THE Scottish Government has reached an agreement with administrators to take the Ferguson Marine shipyard in Port Glasgow into public control.
Ferguson Marine entered administration earlier this week, after a long standing dispute over the costs of the build of two ferries. Costly design changes were alleged to have been made which were not included in the £97 million fixed-price and design contract between Ferguson Marine and Caledonian Maritime. However, the government sided with Caledonian Maritime and supported the view that the changes were included in the contract.
The nationalisation will now ensure the build of the two ferries in question, whilst also enabling work on the delivery of other vessels currently under construction at the yard. The government has also said that the shipyard’s future will be secure through ‘continuity of employment for the workforce’.
Economy secretary Derek Mackay visited the site after news broke of the deal to detail the Scottish Government’s plans for the future of the shipyard to the some 300-strong workforce.
Mr Mackay said, “We have always been clear that we want to complete the vessels, secure jobs and give the yard a future. I am here today to ensure that we hit the ground running in making that happen and to reassure Ferguson’s excellent staff of the government’s commitment.
“Public control will provide much-needed continuity of employment now and ensure the completion of the CMAL ferry contracts at the lowest possible cost to the taxpayer.
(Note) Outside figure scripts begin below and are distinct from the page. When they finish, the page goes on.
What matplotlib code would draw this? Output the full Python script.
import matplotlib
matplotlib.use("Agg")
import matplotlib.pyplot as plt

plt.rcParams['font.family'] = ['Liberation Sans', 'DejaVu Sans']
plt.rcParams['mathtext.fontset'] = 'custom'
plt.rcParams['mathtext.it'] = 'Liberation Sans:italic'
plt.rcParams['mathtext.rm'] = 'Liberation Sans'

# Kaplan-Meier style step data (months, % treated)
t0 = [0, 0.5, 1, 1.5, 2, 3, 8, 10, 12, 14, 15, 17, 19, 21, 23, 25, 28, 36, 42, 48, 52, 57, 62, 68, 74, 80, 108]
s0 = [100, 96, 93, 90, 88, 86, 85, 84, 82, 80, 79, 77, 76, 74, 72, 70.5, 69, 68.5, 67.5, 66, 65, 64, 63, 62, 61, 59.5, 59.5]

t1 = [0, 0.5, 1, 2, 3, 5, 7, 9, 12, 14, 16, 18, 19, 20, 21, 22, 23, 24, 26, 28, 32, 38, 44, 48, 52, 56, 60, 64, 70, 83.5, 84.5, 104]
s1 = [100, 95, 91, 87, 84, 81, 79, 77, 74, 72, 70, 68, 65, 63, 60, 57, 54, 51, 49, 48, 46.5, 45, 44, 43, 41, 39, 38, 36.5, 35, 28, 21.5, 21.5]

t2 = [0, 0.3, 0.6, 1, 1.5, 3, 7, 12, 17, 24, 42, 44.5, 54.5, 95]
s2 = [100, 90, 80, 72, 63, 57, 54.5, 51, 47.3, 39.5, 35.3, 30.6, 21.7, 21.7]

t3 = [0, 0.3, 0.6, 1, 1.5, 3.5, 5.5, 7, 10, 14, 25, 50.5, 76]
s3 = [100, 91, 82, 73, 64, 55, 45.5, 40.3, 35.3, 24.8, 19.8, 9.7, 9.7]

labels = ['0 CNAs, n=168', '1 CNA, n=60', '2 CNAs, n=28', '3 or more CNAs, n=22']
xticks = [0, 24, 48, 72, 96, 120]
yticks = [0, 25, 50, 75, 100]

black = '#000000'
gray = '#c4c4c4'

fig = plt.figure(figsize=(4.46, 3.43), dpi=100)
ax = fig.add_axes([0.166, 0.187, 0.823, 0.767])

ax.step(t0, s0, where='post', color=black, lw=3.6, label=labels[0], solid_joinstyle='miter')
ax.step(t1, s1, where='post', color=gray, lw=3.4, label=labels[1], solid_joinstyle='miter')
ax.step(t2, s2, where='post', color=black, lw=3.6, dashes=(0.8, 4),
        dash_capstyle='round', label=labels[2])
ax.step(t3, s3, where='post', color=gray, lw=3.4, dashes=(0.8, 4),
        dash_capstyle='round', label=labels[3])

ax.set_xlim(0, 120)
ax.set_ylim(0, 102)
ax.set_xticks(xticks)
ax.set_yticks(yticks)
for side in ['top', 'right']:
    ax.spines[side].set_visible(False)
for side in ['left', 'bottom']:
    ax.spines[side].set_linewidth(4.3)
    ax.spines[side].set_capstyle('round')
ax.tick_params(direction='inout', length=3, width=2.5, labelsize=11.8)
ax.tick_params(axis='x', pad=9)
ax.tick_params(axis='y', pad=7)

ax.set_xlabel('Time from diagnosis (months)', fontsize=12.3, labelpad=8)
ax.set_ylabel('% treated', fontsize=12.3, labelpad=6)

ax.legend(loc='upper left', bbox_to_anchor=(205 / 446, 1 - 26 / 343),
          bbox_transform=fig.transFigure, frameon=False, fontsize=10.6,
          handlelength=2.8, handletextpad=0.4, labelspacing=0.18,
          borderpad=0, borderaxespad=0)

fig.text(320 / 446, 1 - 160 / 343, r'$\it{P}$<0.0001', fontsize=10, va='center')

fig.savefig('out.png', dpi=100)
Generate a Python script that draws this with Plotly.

It is absolutely essential that the outstanding contracts to build these two ferries are completed in order to sustain the Clyde and Hebrides Ferry Services network and provide vital support for the economies of our island communities.
“The alternative was for the government to stand aside while the company went into administration, resulting in the jobs being lost and the vessels not being completed. That was not an outcome I was willing to consider.
“We are now working to put in place a management team which will refocus all efforts on completing this vital government contract. We will also be working closely with staff and the trades unions – as well as suppliers and customers – to achieve the best possible outcome for the yard.”
GMB Scotland organiser and Confederation of Shipbuilding and Engineering Unions Scotland chair, Gary Cook, said, “Nationalisation secures the immediate future of the yard and that is a very welcome development, particularly after all the recent uncertainty.
“Our members were caught in the middle of a situation that had nothing to do with them and their relief will be palpable. It is five years since the yard went bust and the Scottish Government has prevented that from happening again.
“We can now look to the future and everyone should do so with a sense of purpose. With vision and competency we can get on with building the ships Scotland needs and together we can grow jobs and prosperity on the lower Clyde.”
Unite Scottish secretary, Pat Rafferty, said, “Unite fully supports the actions of the Scottish Government to intervene and nationalise Ferguson Marine shipyards. It’s clear at this stage that nationalisation was the only serious option on the table to save the yard and more than 350 highly skilled jobs. The Scottish Government have rightly acknowledged their obligations to the workforce, and the people the ferries would serve which must be acknowledged.
“Unite also welcomes the fact that the trade unions have been fully engaged in this process so far. This must remain the case going forward to ensure that the ferries on the existing contract become operable and future contracts can be secured. The yard can have a very successful future and we must all now play our part to make sure this happens.”